This is where flashcards enter the picture. They are not a general-purpose study method; they are a targeted tool for solving a specific bottleneck. When you need to move hundreds or thousands of lexical items from passive recognition into active recall, few techniques are as efficient. The question is not whether flashcards work — the evidence is clear that they do — but rather how to use them so that the time you invest actually translates into long-term retention.

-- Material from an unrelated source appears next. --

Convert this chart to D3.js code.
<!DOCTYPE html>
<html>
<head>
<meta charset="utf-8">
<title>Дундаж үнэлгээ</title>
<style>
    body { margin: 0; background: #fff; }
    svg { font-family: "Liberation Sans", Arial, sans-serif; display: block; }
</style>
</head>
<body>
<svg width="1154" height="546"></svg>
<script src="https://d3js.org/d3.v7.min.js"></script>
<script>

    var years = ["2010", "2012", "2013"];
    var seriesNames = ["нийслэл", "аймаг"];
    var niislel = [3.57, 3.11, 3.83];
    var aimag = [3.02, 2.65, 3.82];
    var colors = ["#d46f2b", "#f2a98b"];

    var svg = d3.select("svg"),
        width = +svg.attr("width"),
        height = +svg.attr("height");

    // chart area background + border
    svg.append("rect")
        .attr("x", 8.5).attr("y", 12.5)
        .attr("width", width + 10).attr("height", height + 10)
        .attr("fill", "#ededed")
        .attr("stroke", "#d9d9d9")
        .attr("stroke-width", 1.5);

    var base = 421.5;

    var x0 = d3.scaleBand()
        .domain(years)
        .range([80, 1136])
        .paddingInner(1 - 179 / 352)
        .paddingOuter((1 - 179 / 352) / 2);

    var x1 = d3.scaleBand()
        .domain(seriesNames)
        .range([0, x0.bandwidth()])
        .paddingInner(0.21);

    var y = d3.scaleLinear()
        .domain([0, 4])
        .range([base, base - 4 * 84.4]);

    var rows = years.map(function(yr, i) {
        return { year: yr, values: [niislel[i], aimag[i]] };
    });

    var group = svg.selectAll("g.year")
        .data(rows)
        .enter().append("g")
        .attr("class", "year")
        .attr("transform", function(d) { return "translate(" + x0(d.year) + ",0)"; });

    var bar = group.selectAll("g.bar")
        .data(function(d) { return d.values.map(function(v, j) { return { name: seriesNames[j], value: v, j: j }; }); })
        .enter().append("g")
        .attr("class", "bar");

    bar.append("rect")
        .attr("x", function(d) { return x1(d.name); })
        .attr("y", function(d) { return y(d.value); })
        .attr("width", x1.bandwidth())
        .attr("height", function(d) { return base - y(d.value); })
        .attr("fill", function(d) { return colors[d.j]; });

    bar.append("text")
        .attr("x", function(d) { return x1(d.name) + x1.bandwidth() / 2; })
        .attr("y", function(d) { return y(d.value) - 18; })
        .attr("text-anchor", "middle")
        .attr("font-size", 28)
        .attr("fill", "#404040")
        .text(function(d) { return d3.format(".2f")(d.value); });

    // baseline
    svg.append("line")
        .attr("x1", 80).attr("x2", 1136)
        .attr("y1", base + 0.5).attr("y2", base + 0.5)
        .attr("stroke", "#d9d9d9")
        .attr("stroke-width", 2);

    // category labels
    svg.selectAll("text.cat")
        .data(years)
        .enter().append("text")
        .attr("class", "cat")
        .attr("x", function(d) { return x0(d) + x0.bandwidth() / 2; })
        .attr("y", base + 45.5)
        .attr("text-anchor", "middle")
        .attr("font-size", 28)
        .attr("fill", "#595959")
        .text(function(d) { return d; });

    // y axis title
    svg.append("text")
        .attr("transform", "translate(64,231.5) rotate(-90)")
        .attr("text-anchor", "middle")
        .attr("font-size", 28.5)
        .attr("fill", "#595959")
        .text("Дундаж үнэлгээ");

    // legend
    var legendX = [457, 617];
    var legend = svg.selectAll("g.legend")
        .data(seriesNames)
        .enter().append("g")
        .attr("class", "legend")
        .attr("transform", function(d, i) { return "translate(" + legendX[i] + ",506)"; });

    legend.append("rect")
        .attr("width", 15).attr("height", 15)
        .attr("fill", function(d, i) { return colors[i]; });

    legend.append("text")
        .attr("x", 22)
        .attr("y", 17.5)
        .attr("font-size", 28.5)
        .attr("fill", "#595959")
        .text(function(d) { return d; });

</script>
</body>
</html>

What the 32-Study Research Synthesis Actually Found
The most comprehensive recent analysis of flashcards for English vocabulary comes from a 2022 research synthesis published in PMC that examined 32 individual studies. The headline finding is straightforward: 75% of those studies — 24 out of 32 — reported a positive effect of flashcards on vocabulary learning. But the real value of the synthesis lies in the details, because the data reveals that not all flashcard use is equally effective.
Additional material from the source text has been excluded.